In the entries below, find the line containing "Emit a Python" and the line containing "import seaborn as sns". Copy those two lines and everything between them exactly, without the pictures.
-- START --
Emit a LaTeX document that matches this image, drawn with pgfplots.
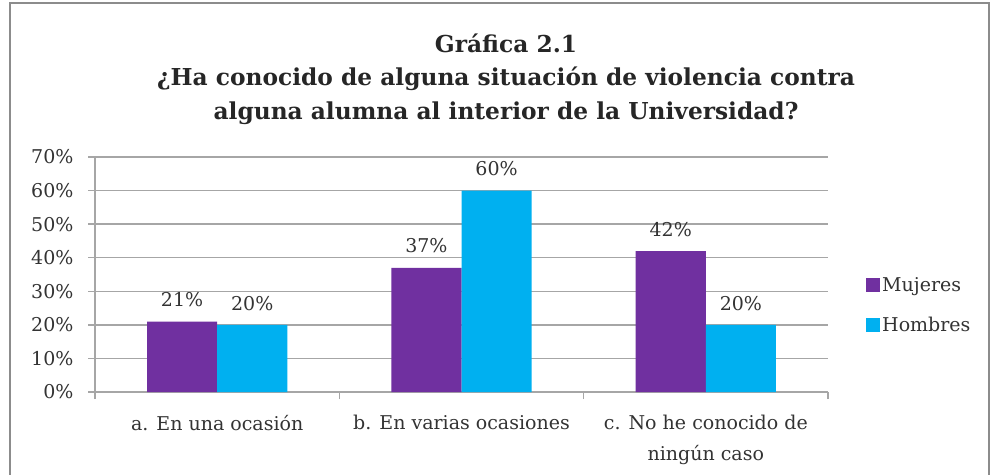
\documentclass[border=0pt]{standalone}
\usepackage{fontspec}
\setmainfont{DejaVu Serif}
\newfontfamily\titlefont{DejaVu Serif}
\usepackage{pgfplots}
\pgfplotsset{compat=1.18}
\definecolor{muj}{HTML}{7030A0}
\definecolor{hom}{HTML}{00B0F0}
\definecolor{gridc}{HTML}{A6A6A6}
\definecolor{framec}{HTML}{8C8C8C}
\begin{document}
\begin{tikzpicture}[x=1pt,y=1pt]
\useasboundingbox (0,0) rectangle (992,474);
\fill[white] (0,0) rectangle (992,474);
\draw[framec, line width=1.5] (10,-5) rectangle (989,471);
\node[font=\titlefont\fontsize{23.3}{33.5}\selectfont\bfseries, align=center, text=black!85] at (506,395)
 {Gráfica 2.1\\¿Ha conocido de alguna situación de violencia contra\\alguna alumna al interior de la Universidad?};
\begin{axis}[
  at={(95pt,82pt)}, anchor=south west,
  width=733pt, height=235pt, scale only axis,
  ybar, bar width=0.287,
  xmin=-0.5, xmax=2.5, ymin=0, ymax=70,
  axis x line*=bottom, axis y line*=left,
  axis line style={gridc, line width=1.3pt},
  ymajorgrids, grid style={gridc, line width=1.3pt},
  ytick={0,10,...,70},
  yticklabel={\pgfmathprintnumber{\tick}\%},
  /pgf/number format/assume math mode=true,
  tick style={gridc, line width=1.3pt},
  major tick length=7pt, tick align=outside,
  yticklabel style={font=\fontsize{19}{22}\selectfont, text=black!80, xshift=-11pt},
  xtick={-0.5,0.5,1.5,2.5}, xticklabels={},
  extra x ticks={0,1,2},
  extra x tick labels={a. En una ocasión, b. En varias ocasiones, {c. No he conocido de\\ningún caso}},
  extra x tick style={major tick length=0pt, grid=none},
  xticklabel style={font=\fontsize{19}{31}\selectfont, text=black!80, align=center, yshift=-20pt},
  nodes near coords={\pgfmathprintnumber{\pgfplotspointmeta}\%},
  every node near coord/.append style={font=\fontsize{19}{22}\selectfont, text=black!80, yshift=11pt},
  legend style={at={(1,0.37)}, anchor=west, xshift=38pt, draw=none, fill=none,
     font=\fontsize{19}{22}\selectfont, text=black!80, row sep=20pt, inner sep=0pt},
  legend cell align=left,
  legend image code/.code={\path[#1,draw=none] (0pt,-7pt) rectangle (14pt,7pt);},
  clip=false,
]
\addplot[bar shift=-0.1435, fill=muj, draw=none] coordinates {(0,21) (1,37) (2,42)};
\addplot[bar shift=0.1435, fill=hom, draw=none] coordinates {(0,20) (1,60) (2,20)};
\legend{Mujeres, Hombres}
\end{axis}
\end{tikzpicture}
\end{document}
-- END --
-- START --
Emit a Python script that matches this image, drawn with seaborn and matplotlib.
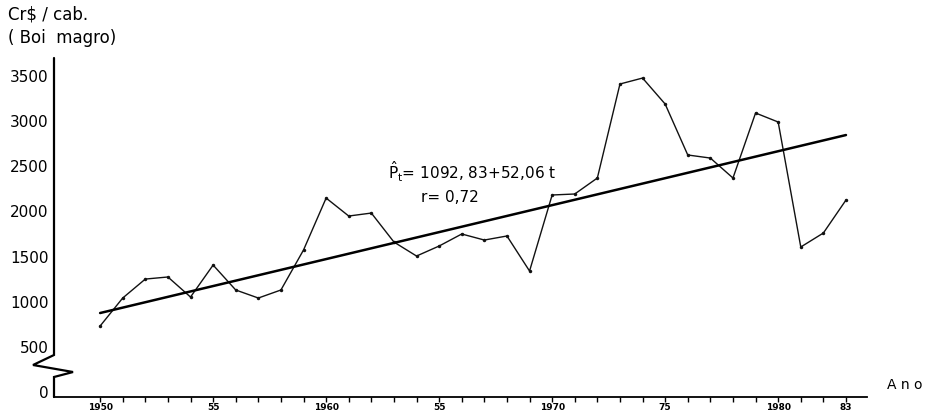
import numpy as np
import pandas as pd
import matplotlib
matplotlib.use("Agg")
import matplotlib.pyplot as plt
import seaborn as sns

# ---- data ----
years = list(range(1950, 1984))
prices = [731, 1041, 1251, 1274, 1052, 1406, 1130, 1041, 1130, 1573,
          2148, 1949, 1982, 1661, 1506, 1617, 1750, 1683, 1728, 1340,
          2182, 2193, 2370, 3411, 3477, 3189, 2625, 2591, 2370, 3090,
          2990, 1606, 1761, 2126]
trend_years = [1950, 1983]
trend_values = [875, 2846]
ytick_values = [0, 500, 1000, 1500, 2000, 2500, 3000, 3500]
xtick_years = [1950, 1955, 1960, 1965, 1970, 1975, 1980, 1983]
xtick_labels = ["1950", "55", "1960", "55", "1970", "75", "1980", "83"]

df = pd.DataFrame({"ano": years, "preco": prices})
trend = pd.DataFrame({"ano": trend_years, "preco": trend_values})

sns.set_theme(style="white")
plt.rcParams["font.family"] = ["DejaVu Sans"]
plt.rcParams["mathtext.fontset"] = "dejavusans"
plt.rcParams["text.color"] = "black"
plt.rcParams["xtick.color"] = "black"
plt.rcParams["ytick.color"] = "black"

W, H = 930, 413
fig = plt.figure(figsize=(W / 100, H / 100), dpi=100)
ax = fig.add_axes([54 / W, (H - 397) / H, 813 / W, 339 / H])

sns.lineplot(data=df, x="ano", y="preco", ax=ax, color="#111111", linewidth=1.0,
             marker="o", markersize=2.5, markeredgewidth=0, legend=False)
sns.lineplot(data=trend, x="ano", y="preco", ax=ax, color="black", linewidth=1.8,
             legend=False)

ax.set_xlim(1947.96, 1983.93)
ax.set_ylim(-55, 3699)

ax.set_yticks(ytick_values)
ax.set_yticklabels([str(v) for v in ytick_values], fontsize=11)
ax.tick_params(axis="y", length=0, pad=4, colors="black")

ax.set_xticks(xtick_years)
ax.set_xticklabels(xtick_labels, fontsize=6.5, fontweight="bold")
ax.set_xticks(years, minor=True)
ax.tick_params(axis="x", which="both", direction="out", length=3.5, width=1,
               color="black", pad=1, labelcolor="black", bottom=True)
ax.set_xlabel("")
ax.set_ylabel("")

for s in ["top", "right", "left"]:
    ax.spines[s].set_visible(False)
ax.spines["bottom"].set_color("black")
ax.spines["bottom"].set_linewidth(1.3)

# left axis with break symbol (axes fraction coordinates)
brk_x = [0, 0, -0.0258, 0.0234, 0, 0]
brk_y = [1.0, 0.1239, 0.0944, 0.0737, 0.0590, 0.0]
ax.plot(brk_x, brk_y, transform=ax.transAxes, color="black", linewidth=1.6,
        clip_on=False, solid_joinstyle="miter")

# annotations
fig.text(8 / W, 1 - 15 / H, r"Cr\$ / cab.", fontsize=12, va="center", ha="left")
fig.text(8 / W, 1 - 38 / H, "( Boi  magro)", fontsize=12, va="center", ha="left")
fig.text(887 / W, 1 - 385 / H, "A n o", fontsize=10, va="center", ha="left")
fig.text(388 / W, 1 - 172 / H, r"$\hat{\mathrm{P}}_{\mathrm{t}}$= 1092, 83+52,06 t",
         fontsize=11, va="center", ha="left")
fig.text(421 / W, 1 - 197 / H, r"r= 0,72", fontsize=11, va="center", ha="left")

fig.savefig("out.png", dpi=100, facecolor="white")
-- END --
**Full answer:**
Emit a Python script that matches this image, drawn with seaborn and matplotlib.
import numpy as np
import pandas as pd
import matplotlib
matplotlib.use("Agg")
import matplotlib.pyplot as plt
import seaborn as sns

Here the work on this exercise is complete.